━━━ STORED ROWS ━━━
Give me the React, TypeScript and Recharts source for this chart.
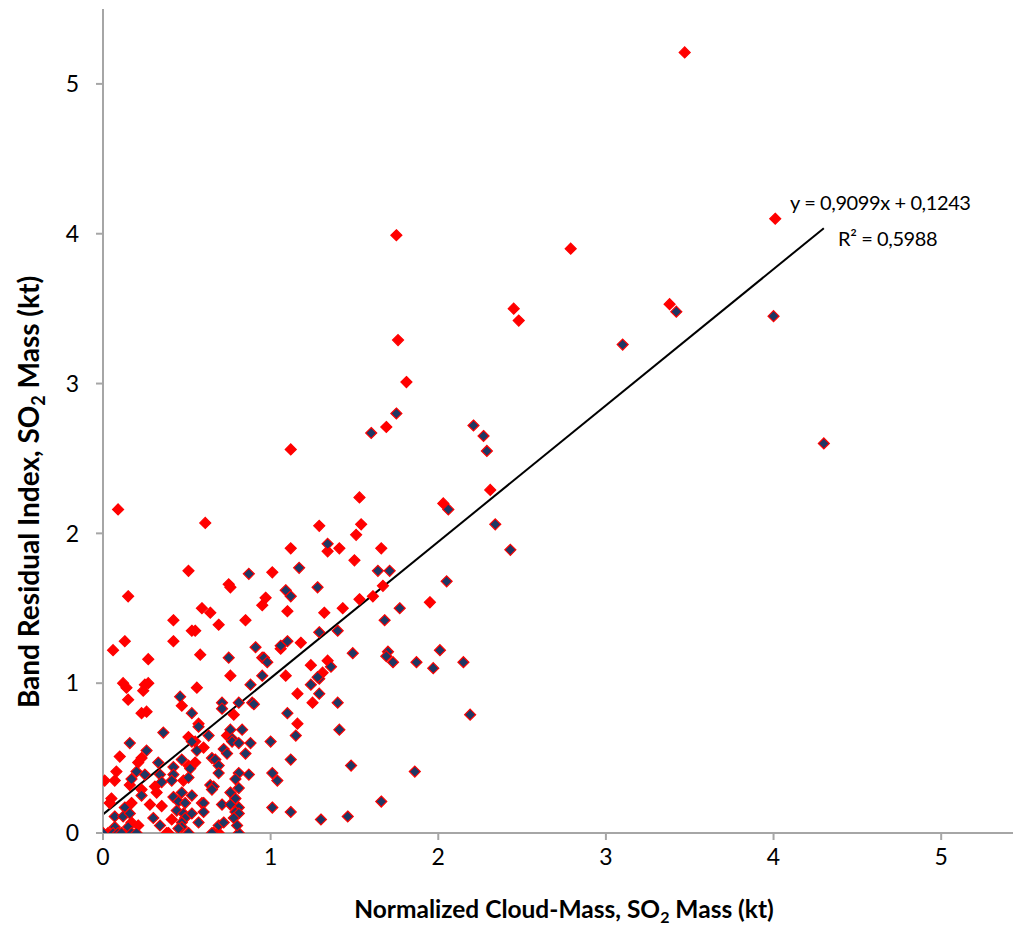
import React from "react";
import { ScatterChart, Scatter, XAxis, YAxis, ReferenceLine } from "recharts";

// [x, y] pairs (kt)
const bandResidualOnly: [number, number][] = [
  [3.47, 5.21], [4.01, 4.1], [2.79, 3.9], [3.38, 3.53], [1.75, 3.99], [2.45, 3.5],
  [2.48, 3.42], [1.76, 3.29], [1.81, 3.01], [1.69, 2.71], [1.12, 2.56], [2.31, 2.29],
  [1.53, 2.24], [2.03, 2.2], [1.29, 2.05], [1.54, 2.06], [1.51, 1.99], [1.34, 1.88],
  [1.41, 1.9], [1.66, 1.9], [1.5, 1.82], [1.67, 1.65], [1.61, 1.58], [1.53, 1.56],
  [1.95, 1.54], [1.43, 1.5], [1.32, 1.47], [1.18, 1.27], [1.24, 1.12], [1.34, 1.15],
  [1.31, 1.07], [1.25, 0.87], [1.16, 0.93], [1.16, 0.73], [0.61, 2.07], [1.12, 1.9],
  [1.01, 1.74], [0.75, 1.66], [0.76, 1.64], [0.97, 1.57], [0.95, 1.52], [1.1, 1.48],
  [0.59, 1.5], [0.64, 1.47], [0.69, 1.39], [0.85, 1.42], [0.55, 1.35], [1.06, 1.23],
  [0.58, 1.19], [0.76, 1.05], [1.09, 1.05], [0.56, 0.97], [0.09, 2.16], [0.51, 1.75],
  [0.15, 1.58], [0.42, 1.42], [0.53, 1.35], [0.13, 1.28], [0.06, 1.22], [0.42, 1.28],
  [0.27, 1.16], [0.12, 1.0], [0.14, 0.97], [0.25, 0.99], [0.27, 1.0], [0.24, 0.95],
  [0.15, 0.89], [0.23, 0.8], [0.26, 0.81], [0.47, 0.85], [0.57, 0.73], [0.1, 0.51],
  [0.21, 0.47], [0.23, 0.5], [0.51, 0.45], [0.55, 0.47], [0.08, 0.41], [0.01, 0.35],
  [0.07, 0.35], [0.16, 0.32], [0.31, 0.31], [0.48, 0.35], [0.23, 0.29], [0.32, 0.27],
  [0.05, 0.23], [0.04, 0.2], [0.17, 0.2], [0.28, 0.19], [0.35, 0.18], [0.41, 0.09],
  [0.17, 0.07], [0.38, 0.0], [0.78, 0.79], [0.74, 0.65], [0.55, 0.61], [0.6, 0.57],
  [0.69, 0.0], [0.51, 0.64], [0.21, 0.05], [0.39, 0.0], [0.03, 0.0], [0.14, 0.0],
];

const bothMethods: [number, number][] = [
  [3.42, 3.48], [3.1, 3.26], [4.0, 3.45], [4.3, 2.6], [1.75, 2.8], [1.6, 2.67],
  [2.21, 2.72], [2.27, 2.65], [2.29, 2.55], [2.06, 2.16], [1.34, 1.93], [2.34, 2.06],
  [2.43, 1.89], [1.64, 1.75], [1.71, 1.75], [1.28, 1.64], [2.05, 1.68], [1.77, 1.5],
  [1.68, 1.42], [1.29, 1.34], [1.4, 1.35], [1.49, 1.2], [1.7, 1.21], [1.69, 1.18],
  [1.73, 1.14], [1.87, 1.14], [2.01, 1.22], [1.97, 1.1], [2.15, 1.14], [1.36, 1.11],
  [1.29, 1.03], [1.28, 1.04], [1.24, 0.99], [1.29, 0.93], [1.4, 0.87], [1.41, 0.69],
  [1.48, 0.45], [1.86, 0.41], [1.66, 0.21], [1.3, 0.09], [1.46, 0.11], [2.19, 0.79],
  [1.17, 1.77], [1.15, 0.65], [0.87, 1.73], [1.09, 1.62], [1.12, 1.58], [0.91, 1.24],
  [0.95, 1.17], [0.96, 1.17], [0.98, 1.14], [1.06, 1.25], [1.1, 1.28], [0.75, 1.17],
  [0.95, 1.05], [0.88, 0.99], [0.46, 0.91], [0.53, 0.8], [0.36, 0.67], [0.16, 0.6],
  [0.26, 0.55], [0.33, 0.47], [0.47, 0.49], [0.42, 0.44], [0.42, 0.39], [0.2, 0.41],
  [0.25, 0.39], [0.17, 0.36], [0.34, 0.39], [0.35, 0.34], [0.41, 0.35], [0.52, 0.43],
  [0.51, 0.37], [0.23, 0.25], [0.42, 0.24], [0.47, 0.27], [0.53, 0.25], [0.45, 0.21],
  [0.49, 0.2], [0.59, 0.2], [0.07, 0.11], [0.13, 0.17], [0.12, 0.11], [0.16, 0.13],
  [0.3, 0.1], [0.44, 0.15], [0.48, 0.13], [0.49, 0.1], [0.47, 0.07], [0.47, 0.04],
  [0.34, 0.05], [0.07, 0.04], [0.15, 0.04], [0.53, 0.13], [0.51, 0.0], [0.45, 0.03],
  [0.0, 0.0], [0.06, 0.0], [0.09, 0.0], [0.11, 0.0], [0.17, 0.0], [0.2, 0.0],
  [0.66, 0.0], [0.81, 0.0], [0.65, 0.0], [0.71, 0.87], [0.71, 0.83], [0.81, 0.87],
  [0.89, 0.87], [0.9, 0.86], [0.57, 0.71], [1.1, 0.8], [0.76, 0.69], [0.83, 0.69],
  [0.77, 0.63], [0.77, 0.61], [0.81, 0.6], [0.88, 0.6], [0.63, 0.65], [0.56, 0.55],
  [1.0, 0.61], [0.72, 0.56], [0.74, 0.53], [0.85, 0.53], [1.12, 0.49], [0.65, 0.5],
  [0.67, 0.49], [0.69, 0.45], [0.69, 0.4], [0.81, 0.4], [0.79, 0.36], [0.87, 0.39],
  [1.01, 0.4], [1.04, 0.35], [0.64, 0.32], [0.66, 0.31], [0.65, 0.29], [0.81, 0.3],
  [0.76, 0.27], [0.79, 0.23], [0.6, 0.2], [0.6, 0.14], [0.71, 0.19], [0.76, 0.19],
  [0.81, 0.17], [0.79, 0.14], [0.81, 0.13], [1.01, 0.17], [1.12, 0.14], [0.78, 0.1],
  [0.57, 0.07], [0.69, 0.05], [0.72, 0.07], [0.8, 0.05], [0.53, 0.61],
];

const axisTicks = [0, 1, 2, 3, 4, 5];
const SLOPE = 0.9099;
const INTERCEPT = 0.1243;
const trendX = [0, 4.3];

const toPoints = (pairs: [number, number][]) => pairs.map(([x, y]) => ({ x, y }));

const diamond = (fill: string) => (props: any) => {
  const { cx, cy } = props;
  const r = 5.5;
  return (
    <polygon
      points={`${cx},${cy - r} ${cx + r},${cy} ${cx},${cy + r} ${cx - r},${cy}`}
      fill={fill}
      stroke="#ff0000"
      strokeWidth={1.2}
    />
  );
};

const tickStyle = { fill: "#000", fontSize: 23, fontFamily: "Lato" };

export default function App() {
  return (
    <div style={{ position: "relative", width: 1013, height: 918, overflow: "hidden", fontFamily: "Lato" }}>
      <ScatterChart width={1022} height={918} margin={{ top: 1, right: 5, left: 0, bottom: 0 }}>
        <XAxis
          type="number"
          dataKey="x"
          domain={[0, 5.5]}
          ticks={axisTicks}
          allowDataOverflow
          stroke="#a6a6a6"
          strokeWidth={2}
          tickSize={7}
          tickMargin={9}
          tick={tickStyle}
          height={93}
        />
        <YAxis
          type="number"
          dataKey="y"
          domain={[0, 5.5]}
          ticks={axisTicks}
          allowDataOverflow
          stroke="#a6a6a6"
          strokeWidth={2}
          tickSize={7}
          tickMargin={17}
          tick={tickStyle}
          width={95}
        />
        <Scatter data={toPoints(bandResidualOnly)} shape={diamond("#ff0000")} isAnimationActive={false} />
        <Scatter data={toPoints(bothMethods)} shape={diamond("#1f3864")} isAnimationActive={false} />
        <ReferenceLine
          segment={trendX.map((x) => ({ x, y: SLOPE * x + INTERCEPT }))}
          stroke="#000"
          strokeWidth={2}
          ifOverflow="visible"
        />
      </ScatterChart>
      <div style={{ position: "absolute", left: 782, top: 182, fontSize: 20, letterSpacing: -0.4, whiteSpace: "nowrap" }}>
        y = 0,9099x + 0,1243
      </div>
      <div style={{ position: "absolute", left: 830, top: 218, fontSize: 20, letterSpacing: -0.4, whiteSpace: "nowrap" }}>
        R² = 0,5988
      </div>
      <div
        style={{
          position: "absolute",
          left: 556,
          top: 902,
          transform: "translate(-50%, -50%)",
          fontSize: 24.5,
          fontWeight: 700,
          whiteSpace: "nowrap",
        }}
      >
        Normalized Cloud-Mass, SO<sub style={{ fontSize: 16 }}>2</sub> Mass (kt)
      </div>
      <div
        style={{
          position: "absolute",
          left: 22,
          top: 484,
          transform: "translate(-50%, -50%) rotate(-90deg)",
          fontSize: 28,
          fontWeight: 700,
          whiteSpace: "nowrap",
        }}
      >
        Band Residual Index, SO<sub style={{ fontSize: 18 }}>2</sub> Mass (kt)
      </div>
    </div>
  );
}
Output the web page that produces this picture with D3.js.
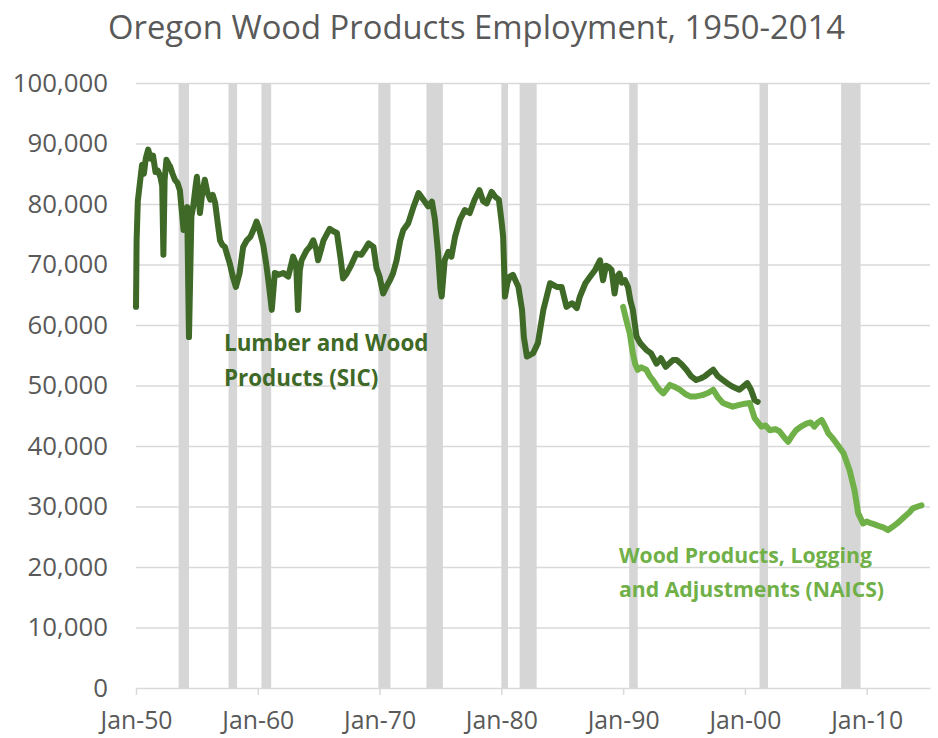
<!DOCTYPE html>
<html>
<head>
<meta charset="utf-8">
<script src="https://cdn.jsdelivr.net/npm/d3@7"></script>
<style>
  html, body { margin: 0; padding: 0; background: #ffffff; }
  svg { display: block; }
  text { font-family: "Open Sans", "Noto Sans", sans-serif; }
</style>
</head>
<body>
<svg id="chart" width="938" height="738"></svg>
<script>
// ---------- DATA ----------
const titleText = "Oregon Wood Products Employment, 1950-2014";

const yTicks = [0, 10000, 20000, 30000, 40000, 50000, 60000, 70000, 80000, 90000, 100000];
const xTickYears = [1950, 1960, 1970, 1980, 1990, 2000, 2010];
const xTickLabels = ["Jan-50", "Jan-60", "Jan-70", "Jan-80", "Jan-90", "Jan-00", "Jan-10"];

// Recession periods (decimal years)
const recessionStarts = [1953.5, 1957.6, 1960.3, 1969.9, 1973.85, 1980.0, 1981.5, 1990.5, 2001.2, 2007.9];
const recessionEnds   = [1954.35, 1958.3, 1961.1, 1970.9, 1975.2, 1980.55, 1982.9, 1991.2, 2001.9, 2009.5];

// Lumber and Wood Products (SIC) — decimal year / employment
const sicDates = [
  1950.0, 1950.05, 1950.15, 1950.35, 1950.5, 1950.65, 1950.8, 1951.0, 1951.2, 1951.4,
  1951.6, 1951.8, 1952.0, 1952.15, 1952.25, 1952.35, 1952.5, 1952.7, 1952.8, 1953.0,
  1953.2, 1953.4, 1953.6, 1953.8, 1953.9, 1954.1, 1954.2, 1954.35, 1954.55, 1954.7,
  1954.9, 1955.0, 1955.15, 1955.25, 1955.45, 1955.65, 1955.85, 1956.1, 1956.3, 1956.5,
  1956.7, 1956.9, 1957.1, 1957.3, 1957.5, 1957.7, 1957.95, 1958.2, 1958.5, 1958.8,
  1959.1, 1959.4, 1959.7, 1959.9, 1960.1, 1960.45, 1960.7, 1960.95, 1961.15, 1961.4,
  1961.7, 1962.1, 1962.5, 1962.9, 1963.15, 1963.3, 1963.45, 1963.6, 1964.0, 1964.3,
  1964.55, 1964.8, 1964.95, 1965.2, 1965.4, 1965.9, 1966.2, 1966.5, 1966.8, 1967.0,
  1967.3, 1967.6, 1968.1, 1968.5, 1968.8, 1969.1, 1969.5, 1969.75, 1970.0, 1970.3,
  1970.6, 1970.85, 1971.1, 1971.4, 1971.7, 1971.95, 1972.35, 1972.8, 1973.2, 1973.6,
  1974.0, 1974.3, 1974.55, 1974.8, 1975.0, 1975.1, 1975.35, 1975.65, 1975.9, 1976.2,
  1976.6, 1977.0, 1977.4, 1977.8, 1978.2, 1978.5, 1978.8, 1979.2, 1979.5, 1979.8,
  1980.0, 1980.15, 1980.3, 1980.5, 1980.7, 1980.95, 1981.4, 1981.7, 1981.85, 1982.1,
  1982.6, 1983.0, 1983.45, 1984.0, 1984.55, 1984.95, 1985.35, 1985.8, 1986.2, 1986.45,
  1986.9, 1987.3, 1987.7, 1988.1, 1988.35, 1988.6, 1988.8, 1989.05, 1989.3, 1989.5,
  1989.7, 1989.9, 1990.15, 1990.4, 1990.6, 1990.8, 1991.1, 1991.4, 1991.9, 1992.3,
  1992.75, 1993.1, 1993.5, 1994.1, 1994.4, 1994.8, 1995.2, 1995.6, 1996.0, 1996.4,
  1996.7, 1997.0, 1997.4, 1997.8, 1998.2, 1998.6, 1999.0, 1999.55, 2000.2, 2000.5,
  2000.8, 2001.05
];
const sicValues = [
  63000, 74000, 80500, 84000, 86500, 85000, 87500, 89000, 87500, 88000,
  85300, 85500, 84500, 83000, 71600, 84000, 87300, 86500, 86200, 85000,
  84000, 83500, 82300, 78000, 75700, 79000, 79500, 58000, 78000, 79600,
  83000, 84500, 81000, 78500, 82000, 84000, 82000, 80700, 81500, 80200,
  77000, 74000, 73200, 72900, 71500, 70200, 68000, 66300, 68500, 72900,
  74000, 74600, 76000, 77100, 76000, 73200, 70000, 66000, 62500, 68600,
  68300, 68600, 68000, 71300, 70000, 62500, 69000, 70700, 72300, 73000,
  74000, 72500, 70700, 72500, 74000, 75900, 75500, 75200, 71000, 67700,
  68500, 69600, 71800, 71600, 72500, 73500, 72900, 69400, 68000, 65200,
  66500, 67400, 68500, 70700, 74000, 75700, 76800, 79600, 81800, 80700,
  79600, 80400, 77400, 72000, 66000, 64700, 70700, 72100, 71300, 74600,
  77400, 79000, 78500, 80700, 82300, 80500, 80100, 82000, 81200, 80700,
  77400, 74600, 64700, 67000, 68000, 68300, 66300, 62500, 58000, 54800,
  55300, 57000, 62500, 66900, 66300, 66300, 63000, 63600, 62800, 64700,
  66900, 68000, 69100, 70700, 67400, 69800, 69600, 69100, 65200, 68000,
  68500, 67000, 67400, 66300, 64000, 62500, 58100, 57000, 55900, 55300,
  53600, 54500, 53100, 54200, 54200, 53500, 52600, 51500, 50900, 51200,
  51500, 52000, 52600, 51500, 50900, 50300, 49800, 49300, 50400, 49300,
  47600, 47300
];

// Wood Products, Logging and Adjustments (NAICS)
const naicsDates = [
  1990.0, 1990.3, 1990.55, 1990.8, 1991.0, 1991.2, 1991.5, 1991.9, 1992.2, 1992.45,
  1992.9, 1993.3, 1993.85, 1994.2, 1994.65, 1995.1, 1995.5, 1996.0, 1996.5, 1997.0,
  1997.4, 1997.8, 1998.2, 1998.6, 1999.0, 1999.55, 2000.0, 2000.4, 2000.8, 2001.35,
  2001.7, 2002.05, 2002.5, 2002.85, 2003.2, 2003.55, 2003.9, 2004.2, 2004.6, 2005.05,
  2005.4, 2005.7, 2006.0, 2006.3, 2006.6, 2006.85, 2007.2, 2007.5, 2008.1, 2008.6,
  2009.0, 2009.3, 2009.7, 2010.0, 2010.4, 2010.7, 2011.1, 2011.4, 2011.75, 2012.1,
  2012.5, 2013.1, 2013.5, 2013.8, 2014.2, 2014.5
];
const naicsValues = [
  63000, 60500, 58600, 55300, 53500, 52600, 53000, 52600, 51500, 50900,
  49500, 48700, 50100, 49800, 49300, 48600, 48200, 48200, 48400, 48800,
  49300, 48000, 47100, 46800, 46500, 46800, 47000, 47100, 44600, 43200,
  43400, 42600, 42800, 42400, 41500, 40700, 41800, 42600, 43200, 43700,
  43900, 43200, 43900, 44300, 43200, 42100, 41300, 40500, 38800, 36000,
  32700, 28900, 27200, 27500, 27200, 27000, 26700, 26500, 26100, 26600,
  27200, 28300, 29000, 29700, 30000, 30200
];

const sicLabel = ["Lumber and Wood", "Products (SIC)"];
const naicsLabel = ["Wood Products, Logging", "and Adjustments (NAICS)"];

// ---------- CHART ----------
const svg = d3.select("#chart");
const plotLeft = 136, plotRight = 930, plotTop = 83, plotBottom = 688;
const textGray = "#595959";
const gridGray = "#d9d9d9";
const sicColor = "#3e6926";
const naicsColor = "#70b048";

const x = d3.scaleLinear().domain([1950, 2015.2]).range([plotLeft, plotRight]);
const y = d3.scaleLinear().domain([0, 100000]).range([plotBottom, plotTop]);

function fitWidth(sel, target) {
  const node = sel.node();
  const fs = parseFloat(sel.attr("font-size"));
  const w = node.getComputedTextLength();
  if (w > 0) sel.attr("font-size", (fs * target / w).toFixed(2));
}

// Title
const title = svg.append("text")
  .attr("x", (108 + 845) / 2).attr("y", 39)
  .attr("text-anchor", "middle")
  .attr("font-size", 30)
  .attr("fill", textGray)
  .text(titleText);
fitWidth(title, 737);

// Gridlines + y labels
const yAxis = svg.append("g")
  .attr("transform", `translate(${plotLeft},0)`)
  .call(d3.axisLeft(y).tickValues(yTicks).tickSize(-(plotRight - plotLeft)).tickPadding(28)
    .tickFormat(d3.format(",")));
yAxis.select(".domain").remove();
yAxis.selectAll(".tick line").attr("stroke", gridGray).attr("stroke-width", 1.5)
  .filter(d => d === 0).remove();
yAxis.selectAll(".tick text")
  .attr("fill", textGray)
  .attr("font-size", 25.8)
  .attr("font-family", "'Open Sans', sans-serif");

// Recession bars
svg.append("g").selectAll("rect")
  .data(recessionStarts.map((s, i) => [s, recessionEnds[i]]))
  .join("rect")
  .attr("x", d => x(d[0]))
  .attr("width", d => x(d[1]) - x(d[0]))
  .attr("y", y(100000))
  .attr("height", y(0) - y(100000))
  .attr("fill", "#d6d6d6");

// X axis
const xAxis = svg.append("g")
  .attr("transform", `translate(0,${plotBottom})`)
  .call(d3.axisBottom(x).tickValues(xTickYears).tickSizeInner(7).tickSizeOuter(0)
    .tickPadding(16)
    .tickFormat((d, i) => xTickLabels[i]));
xAxis.select(".domain").attr("stroke", gridGray).attr("stroke-width", 1.5);
xAxis.selectAll(".tick line").attr("stroke", gridGray).attr("stroke-width", 1.5);
xAxis.selectAll(".tick text")
  .attr("fill", textGray)
  .attr("font-size", 24)
  .attr("font-family", "'Open Sans', sans-serif");
{
  const t0 = xAxis.select(".tick text");
  const w = t0.node().getComputedTextLength();
  const fs = 24 * 72 / w;
  xAxis.selectAll(".tick text").attr("font-size", fs.toFixed(2));
}

// Lines
const line = d3.line().x(d => x(d[0])).y(d => y(d[1])).curve(d3.curveLinear);

svg.append("path")
  .datum(naicsDates.map((d, i) => [d, naicsValues[i]]))
  .attr("d", line)
  .attr("fill", "none")
  .attr("stroke", naicsColor)
  .attr("stroke-width", 6)
  .attr("stroke-linejoin", "round")
  .attr("stroke-linecap", "round");

svg.append("path")
  .datum(sicDates.map((d, i) => [d, sicValues[i]]))
  .attr("d", line)
  .attr("fill", "none")
  .attr("stroke", sicColor)
  .attr("stroke-width", 6)
  .attr("stroke-linejoin", "round")
  .attr("stroke-linecap", "round");

// Annotations (two-line labels sized together to match total width)
function twoLineLabel(lines, x0, y0, y1, totalWidth, color) {
  const t0 = svg.append("text").attr("x", x0).attr("y", y0)
    .attr("font-size", 20).attr("font-weight", "bold").attr("fill", color).text(lines[0]);
  const t1 = svg.append("text").attr("x", x0).attr("y", y1)
    .attr("font-size", 20).attr("font-weight", "bold").attr("fill", color).text(lines[1]);
  const w = t0.node().getComputedTextLength() + t1.node().getComputedTextLength();
  const fs = (20 * totalWidth / w).toFixed(2);
  t0.attr("font-size", fs);
  t1.attr("font-size", fs);
}
twoLineLabel(sicLabel, 224, 351, 386, 205 + 154, sicColor);
twoLineLabel(naicsLabel, 619, 563, 597, 241 + 277, naicsColor);
</script>
</body>
</html>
━━━
DESCRIPTION OF THE TASK
Find and copy each line above that includes the string "this".

ANSWER FOR THE TASK
Give me the React, TypeScript and Recharts source for this chart.
Output the web page that produces this picture with D3.js.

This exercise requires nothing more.